BRIEF:
Pictures stay out of this copy, which runs from the first line of the material through the line containing "from matplotlib.patches import Rectangle".

PROVIDED MATERIAL:
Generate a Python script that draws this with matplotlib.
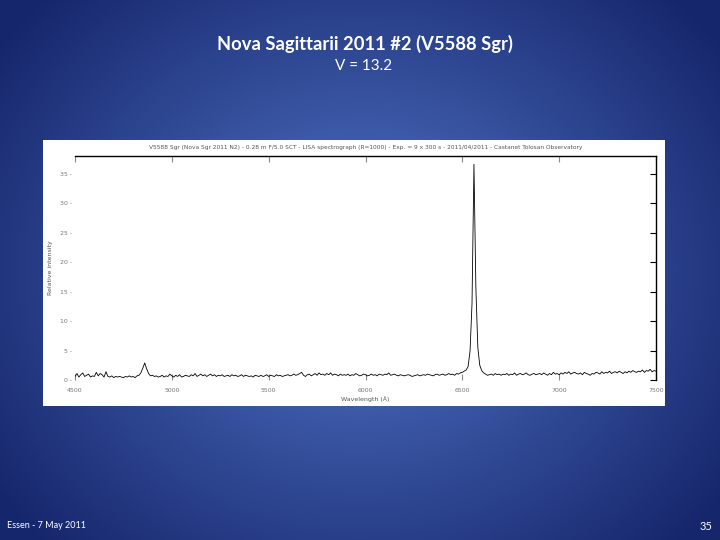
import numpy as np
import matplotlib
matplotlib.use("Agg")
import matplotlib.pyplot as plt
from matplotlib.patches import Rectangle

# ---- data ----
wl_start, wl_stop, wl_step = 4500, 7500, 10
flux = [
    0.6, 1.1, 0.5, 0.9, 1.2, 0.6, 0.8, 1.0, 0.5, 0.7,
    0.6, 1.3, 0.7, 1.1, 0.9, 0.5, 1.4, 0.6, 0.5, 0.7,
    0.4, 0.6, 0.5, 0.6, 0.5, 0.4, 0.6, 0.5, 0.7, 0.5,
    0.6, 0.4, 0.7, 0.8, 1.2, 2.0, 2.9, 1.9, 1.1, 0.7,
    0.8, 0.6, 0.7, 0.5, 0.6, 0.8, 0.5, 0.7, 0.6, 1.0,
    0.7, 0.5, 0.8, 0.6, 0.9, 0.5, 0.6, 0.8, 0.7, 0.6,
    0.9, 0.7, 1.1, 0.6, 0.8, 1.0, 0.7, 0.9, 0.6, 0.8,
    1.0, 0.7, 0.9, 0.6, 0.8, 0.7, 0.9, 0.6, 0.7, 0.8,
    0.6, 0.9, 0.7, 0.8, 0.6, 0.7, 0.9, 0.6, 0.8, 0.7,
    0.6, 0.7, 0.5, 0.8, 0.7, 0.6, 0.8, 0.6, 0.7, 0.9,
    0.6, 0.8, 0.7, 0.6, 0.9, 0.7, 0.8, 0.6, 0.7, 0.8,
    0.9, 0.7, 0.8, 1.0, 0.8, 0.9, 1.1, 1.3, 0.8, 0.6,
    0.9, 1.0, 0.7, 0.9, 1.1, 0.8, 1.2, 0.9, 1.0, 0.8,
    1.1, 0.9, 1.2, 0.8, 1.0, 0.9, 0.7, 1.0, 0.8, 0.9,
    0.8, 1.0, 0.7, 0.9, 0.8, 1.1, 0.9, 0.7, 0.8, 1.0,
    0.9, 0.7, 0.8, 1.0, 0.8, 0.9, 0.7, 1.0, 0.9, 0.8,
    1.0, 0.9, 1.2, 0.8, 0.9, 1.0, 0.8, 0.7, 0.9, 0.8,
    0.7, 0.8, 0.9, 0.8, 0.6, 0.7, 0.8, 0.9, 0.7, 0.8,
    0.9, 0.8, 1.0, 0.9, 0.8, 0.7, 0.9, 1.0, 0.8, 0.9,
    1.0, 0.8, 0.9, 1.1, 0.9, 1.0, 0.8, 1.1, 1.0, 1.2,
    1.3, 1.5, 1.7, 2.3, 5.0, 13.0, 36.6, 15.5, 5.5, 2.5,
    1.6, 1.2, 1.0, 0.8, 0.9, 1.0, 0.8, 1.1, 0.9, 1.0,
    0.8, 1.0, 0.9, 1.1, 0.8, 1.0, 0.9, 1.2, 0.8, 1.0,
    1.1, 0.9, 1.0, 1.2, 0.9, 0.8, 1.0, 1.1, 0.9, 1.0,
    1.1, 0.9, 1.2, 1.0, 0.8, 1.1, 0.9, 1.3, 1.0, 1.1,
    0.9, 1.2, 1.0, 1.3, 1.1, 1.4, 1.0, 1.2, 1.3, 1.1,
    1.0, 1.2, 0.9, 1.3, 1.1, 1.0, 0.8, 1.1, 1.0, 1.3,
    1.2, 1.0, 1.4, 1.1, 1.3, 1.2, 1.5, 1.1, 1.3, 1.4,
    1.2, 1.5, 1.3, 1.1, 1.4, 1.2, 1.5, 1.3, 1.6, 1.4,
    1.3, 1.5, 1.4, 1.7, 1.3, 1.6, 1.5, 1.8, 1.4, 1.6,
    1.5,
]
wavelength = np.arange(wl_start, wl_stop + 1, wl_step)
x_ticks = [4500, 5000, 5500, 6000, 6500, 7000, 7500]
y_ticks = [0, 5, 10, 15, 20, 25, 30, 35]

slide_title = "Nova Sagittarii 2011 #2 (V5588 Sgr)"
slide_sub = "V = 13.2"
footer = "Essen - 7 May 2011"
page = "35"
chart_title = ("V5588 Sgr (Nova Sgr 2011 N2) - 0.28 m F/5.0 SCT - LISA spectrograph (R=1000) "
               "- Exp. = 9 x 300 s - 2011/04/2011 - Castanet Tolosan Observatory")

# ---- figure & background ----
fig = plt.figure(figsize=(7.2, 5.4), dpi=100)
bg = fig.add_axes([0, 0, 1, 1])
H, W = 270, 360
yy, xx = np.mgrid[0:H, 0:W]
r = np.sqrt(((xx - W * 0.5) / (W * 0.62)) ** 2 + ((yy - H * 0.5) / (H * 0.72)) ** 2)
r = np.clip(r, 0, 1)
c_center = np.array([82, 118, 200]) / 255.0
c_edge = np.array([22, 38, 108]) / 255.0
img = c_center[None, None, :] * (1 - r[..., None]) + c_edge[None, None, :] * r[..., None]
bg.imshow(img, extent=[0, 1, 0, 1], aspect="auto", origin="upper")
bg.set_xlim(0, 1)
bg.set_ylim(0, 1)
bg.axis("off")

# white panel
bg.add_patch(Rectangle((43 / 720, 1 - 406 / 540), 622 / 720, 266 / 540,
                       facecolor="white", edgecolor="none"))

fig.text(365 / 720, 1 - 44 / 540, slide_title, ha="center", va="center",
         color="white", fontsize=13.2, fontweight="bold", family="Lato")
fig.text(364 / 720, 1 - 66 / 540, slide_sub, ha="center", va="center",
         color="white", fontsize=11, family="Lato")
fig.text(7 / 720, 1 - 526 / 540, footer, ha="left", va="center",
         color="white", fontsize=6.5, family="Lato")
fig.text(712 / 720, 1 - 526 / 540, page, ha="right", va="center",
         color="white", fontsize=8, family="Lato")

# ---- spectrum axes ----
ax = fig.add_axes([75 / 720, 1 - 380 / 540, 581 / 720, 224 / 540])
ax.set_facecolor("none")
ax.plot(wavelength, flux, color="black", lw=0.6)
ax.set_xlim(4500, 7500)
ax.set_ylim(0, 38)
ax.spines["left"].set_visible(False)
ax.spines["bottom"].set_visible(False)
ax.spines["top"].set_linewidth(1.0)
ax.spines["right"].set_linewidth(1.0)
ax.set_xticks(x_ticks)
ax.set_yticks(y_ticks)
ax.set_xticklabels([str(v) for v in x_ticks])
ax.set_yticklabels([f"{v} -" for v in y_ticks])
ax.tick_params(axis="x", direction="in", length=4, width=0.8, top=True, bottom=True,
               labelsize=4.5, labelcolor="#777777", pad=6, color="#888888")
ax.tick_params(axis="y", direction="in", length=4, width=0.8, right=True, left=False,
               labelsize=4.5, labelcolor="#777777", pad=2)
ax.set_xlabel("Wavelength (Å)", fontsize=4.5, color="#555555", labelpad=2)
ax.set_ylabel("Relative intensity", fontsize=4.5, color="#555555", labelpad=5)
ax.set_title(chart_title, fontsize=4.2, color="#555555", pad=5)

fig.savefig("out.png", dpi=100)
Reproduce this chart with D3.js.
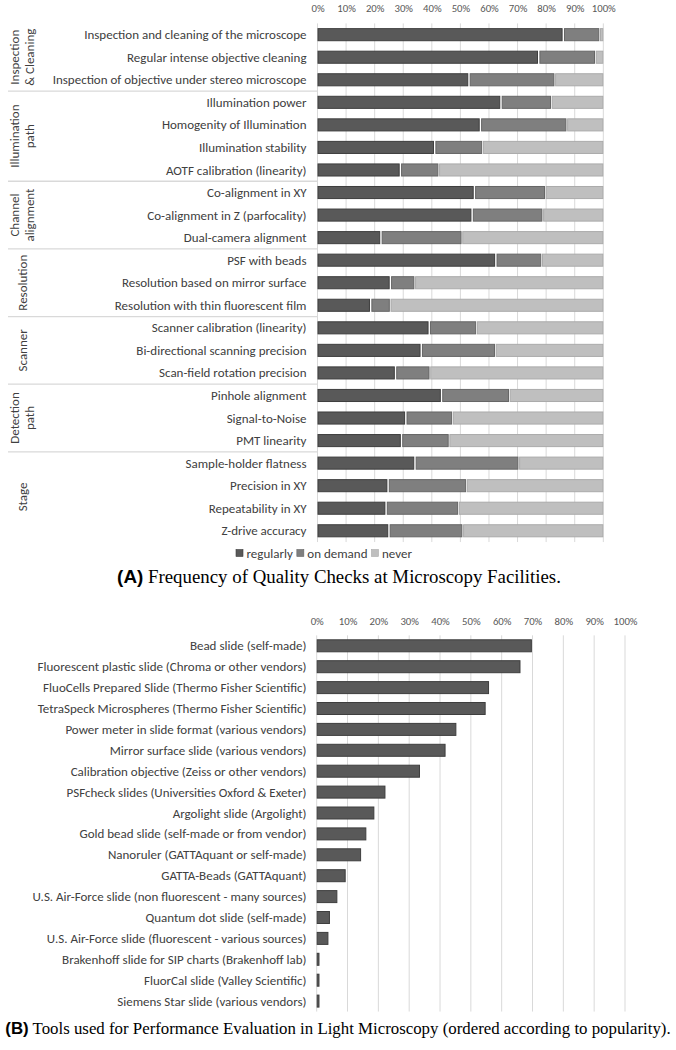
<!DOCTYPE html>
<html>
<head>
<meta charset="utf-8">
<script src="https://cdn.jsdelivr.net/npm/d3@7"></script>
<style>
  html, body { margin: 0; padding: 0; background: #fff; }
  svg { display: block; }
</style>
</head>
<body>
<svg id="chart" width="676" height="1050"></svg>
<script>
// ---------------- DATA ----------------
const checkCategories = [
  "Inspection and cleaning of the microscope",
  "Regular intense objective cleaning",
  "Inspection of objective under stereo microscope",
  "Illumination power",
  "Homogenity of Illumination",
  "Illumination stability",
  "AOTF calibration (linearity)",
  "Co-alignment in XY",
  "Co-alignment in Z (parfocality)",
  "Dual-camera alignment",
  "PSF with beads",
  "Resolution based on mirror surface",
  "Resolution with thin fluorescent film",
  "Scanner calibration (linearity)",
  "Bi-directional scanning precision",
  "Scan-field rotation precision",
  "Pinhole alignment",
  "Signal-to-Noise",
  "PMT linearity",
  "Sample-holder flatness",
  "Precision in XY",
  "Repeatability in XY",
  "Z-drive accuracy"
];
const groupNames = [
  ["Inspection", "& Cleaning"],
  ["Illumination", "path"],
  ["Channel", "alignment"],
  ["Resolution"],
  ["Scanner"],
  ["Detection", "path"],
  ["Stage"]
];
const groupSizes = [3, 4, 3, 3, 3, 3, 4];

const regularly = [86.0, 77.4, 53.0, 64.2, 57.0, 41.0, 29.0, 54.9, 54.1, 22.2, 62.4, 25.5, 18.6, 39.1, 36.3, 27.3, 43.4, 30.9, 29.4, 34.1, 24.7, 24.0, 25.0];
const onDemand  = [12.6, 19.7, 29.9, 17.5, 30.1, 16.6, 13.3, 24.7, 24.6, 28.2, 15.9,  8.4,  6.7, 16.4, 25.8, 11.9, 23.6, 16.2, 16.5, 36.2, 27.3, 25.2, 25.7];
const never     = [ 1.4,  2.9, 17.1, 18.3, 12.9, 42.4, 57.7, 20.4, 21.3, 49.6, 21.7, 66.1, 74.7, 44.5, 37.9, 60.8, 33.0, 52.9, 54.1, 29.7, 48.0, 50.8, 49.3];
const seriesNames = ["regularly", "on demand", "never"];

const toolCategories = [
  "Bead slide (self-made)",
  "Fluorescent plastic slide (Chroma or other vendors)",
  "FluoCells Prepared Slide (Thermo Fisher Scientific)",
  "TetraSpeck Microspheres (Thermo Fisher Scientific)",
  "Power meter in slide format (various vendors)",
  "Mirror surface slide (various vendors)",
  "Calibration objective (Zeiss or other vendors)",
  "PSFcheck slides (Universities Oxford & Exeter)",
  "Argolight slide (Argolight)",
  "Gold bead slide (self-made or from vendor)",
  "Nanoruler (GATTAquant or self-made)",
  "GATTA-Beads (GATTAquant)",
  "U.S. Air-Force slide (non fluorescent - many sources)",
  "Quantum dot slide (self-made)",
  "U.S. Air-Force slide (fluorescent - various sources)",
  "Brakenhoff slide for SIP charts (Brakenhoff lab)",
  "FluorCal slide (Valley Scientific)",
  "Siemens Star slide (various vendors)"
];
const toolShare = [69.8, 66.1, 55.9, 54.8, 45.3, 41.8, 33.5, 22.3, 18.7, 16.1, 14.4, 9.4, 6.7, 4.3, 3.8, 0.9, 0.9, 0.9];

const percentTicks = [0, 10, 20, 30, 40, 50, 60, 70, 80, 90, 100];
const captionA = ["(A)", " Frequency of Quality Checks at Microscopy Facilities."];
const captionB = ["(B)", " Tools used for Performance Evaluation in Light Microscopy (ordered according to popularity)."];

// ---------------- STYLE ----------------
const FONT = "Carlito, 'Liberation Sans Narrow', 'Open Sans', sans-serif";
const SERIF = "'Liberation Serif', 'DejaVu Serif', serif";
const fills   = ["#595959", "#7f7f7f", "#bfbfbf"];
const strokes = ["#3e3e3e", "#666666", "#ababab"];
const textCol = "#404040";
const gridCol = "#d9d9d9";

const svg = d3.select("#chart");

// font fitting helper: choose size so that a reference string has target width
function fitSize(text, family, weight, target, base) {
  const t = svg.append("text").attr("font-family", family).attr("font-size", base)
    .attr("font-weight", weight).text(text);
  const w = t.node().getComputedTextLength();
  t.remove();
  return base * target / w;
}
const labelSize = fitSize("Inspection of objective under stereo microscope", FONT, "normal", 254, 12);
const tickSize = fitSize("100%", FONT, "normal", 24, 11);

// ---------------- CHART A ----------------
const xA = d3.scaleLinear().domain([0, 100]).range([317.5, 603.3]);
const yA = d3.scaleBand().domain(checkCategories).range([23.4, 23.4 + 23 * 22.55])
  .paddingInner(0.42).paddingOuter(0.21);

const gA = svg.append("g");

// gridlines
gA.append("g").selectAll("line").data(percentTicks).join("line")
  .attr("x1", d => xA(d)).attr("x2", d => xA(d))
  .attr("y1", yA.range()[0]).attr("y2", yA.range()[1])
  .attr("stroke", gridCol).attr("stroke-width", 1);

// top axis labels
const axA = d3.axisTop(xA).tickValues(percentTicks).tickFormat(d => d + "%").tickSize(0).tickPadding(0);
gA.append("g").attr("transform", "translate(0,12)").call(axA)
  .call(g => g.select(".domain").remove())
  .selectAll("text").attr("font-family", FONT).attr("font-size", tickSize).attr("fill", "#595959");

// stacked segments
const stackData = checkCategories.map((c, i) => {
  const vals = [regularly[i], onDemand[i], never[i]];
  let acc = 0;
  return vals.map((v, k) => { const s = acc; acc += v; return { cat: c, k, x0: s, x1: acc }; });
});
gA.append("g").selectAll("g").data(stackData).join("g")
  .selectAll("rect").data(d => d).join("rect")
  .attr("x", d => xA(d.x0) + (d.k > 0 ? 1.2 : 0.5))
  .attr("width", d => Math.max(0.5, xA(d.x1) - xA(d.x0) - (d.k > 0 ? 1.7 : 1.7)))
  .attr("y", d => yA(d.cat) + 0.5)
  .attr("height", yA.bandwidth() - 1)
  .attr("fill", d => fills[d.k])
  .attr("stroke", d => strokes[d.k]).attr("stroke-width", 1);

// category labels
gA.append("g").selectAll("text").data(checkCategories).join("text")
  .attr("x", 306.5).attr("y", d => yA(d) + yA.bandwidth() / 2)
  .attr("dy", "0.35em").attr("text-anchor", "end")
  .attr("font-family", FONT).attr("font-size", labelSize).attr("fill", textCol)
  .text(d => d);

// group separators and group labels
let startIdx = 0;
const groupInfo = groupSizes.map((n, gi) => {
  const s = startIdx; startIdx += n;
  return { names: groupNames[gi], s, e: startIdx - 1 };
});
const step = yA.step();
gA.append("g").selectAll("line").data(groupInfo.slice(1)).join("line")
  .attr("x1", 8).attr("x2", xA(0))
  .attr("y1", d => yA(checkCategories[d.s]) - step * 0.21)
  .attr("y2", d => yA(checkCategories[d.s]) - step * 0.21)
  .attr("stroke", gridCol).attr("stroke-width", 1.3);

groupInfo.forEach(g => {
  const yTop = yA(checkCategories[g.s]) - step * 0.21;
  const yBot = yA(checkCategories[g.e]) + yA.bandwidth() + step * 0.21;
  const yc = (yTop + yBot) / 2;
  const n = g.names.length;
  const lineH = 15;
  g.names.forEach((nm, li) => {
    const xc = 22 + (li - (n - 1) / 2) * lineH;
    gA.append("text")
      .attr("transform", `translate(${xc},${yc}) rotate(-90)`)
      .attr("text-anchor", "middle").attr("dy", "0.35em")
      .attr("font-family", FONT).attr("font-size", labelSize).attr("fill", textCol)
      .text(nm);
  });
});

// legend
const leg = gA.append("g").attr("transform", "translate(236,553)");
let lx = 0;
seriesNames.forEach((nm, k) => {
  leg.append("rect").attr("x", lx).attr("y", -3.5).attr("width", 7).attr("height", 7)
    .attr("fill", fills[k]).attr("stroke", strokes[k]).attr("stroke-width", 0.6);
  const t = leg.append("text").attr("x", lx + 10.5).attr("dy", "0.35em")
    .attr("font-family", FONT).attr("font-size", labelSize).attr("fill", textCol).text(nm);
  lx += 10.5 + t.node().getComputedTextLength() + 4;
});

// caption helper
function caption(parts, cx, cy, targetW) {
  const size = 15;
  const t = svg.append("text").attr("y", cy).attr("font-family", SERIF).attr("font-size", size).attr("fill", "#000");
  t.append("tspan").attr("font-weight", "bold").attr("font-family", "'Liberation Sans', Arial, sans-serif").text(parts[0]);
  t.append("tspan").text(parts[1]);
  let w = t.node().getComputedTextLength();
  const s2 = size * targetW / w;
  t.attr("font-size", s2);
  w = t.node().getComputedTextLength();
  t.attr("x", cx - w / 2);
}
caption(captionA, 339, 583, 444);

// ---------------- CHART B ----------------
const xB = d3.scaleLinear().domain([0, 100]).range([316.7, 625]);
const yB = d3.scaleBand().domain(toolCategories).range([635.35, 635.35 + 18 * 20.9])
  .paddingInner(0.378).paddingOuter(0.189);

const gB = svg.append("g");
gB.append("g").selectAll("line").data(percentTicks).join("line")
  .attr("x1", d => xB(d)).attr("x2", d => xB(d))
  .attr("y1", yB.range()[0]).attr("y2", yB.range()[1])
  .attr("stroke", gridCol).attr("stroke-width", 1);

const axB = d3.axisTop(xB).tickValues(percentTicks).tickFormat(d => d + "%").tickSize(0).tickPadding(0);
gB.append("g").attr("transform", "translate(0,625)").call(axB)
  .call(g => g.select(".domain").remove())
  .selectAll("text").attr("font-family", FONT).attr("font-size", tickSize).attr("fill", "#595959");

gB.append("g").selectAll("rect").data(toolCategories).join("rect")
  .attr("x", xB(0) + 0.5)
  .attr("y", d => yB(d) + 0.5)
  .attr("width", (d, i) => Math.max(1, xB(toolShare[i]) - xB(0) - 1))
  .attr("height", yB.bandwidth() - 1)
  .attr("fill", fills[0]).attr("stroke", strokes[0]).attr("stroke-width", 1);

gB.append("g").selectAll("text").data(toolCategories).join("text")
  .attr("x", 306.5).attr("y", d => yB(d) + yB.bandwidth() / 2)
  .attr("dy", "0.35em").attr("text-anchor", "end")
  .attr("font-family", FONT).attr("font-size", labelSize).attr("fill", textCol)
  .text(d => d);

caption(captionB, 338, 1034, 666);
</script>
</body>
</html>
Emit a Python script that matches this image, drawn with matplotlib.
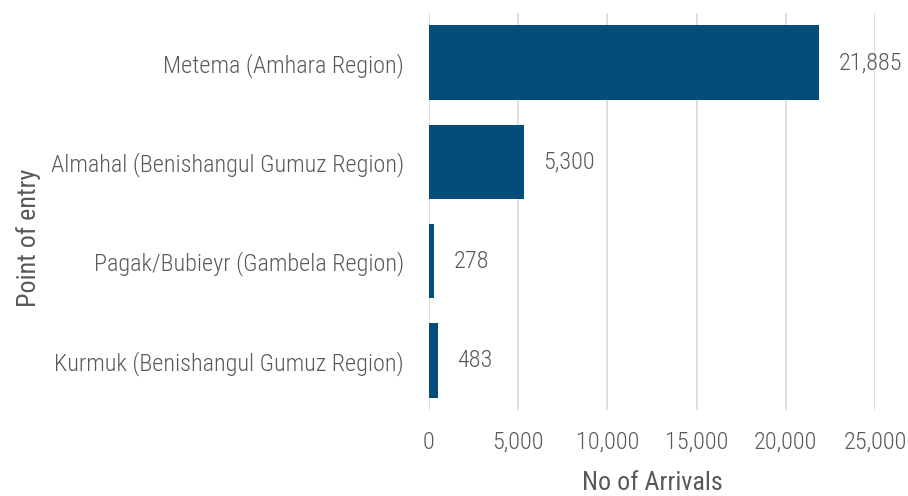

RESULT FOR THIS TASK:
Generate a Python script that draws this with matplotlib.
import numpy as np
import matplotlib
matplotlib.use("Agg")
import matplotlib.pyplot as plt
from matplotlib.patches import Rectangle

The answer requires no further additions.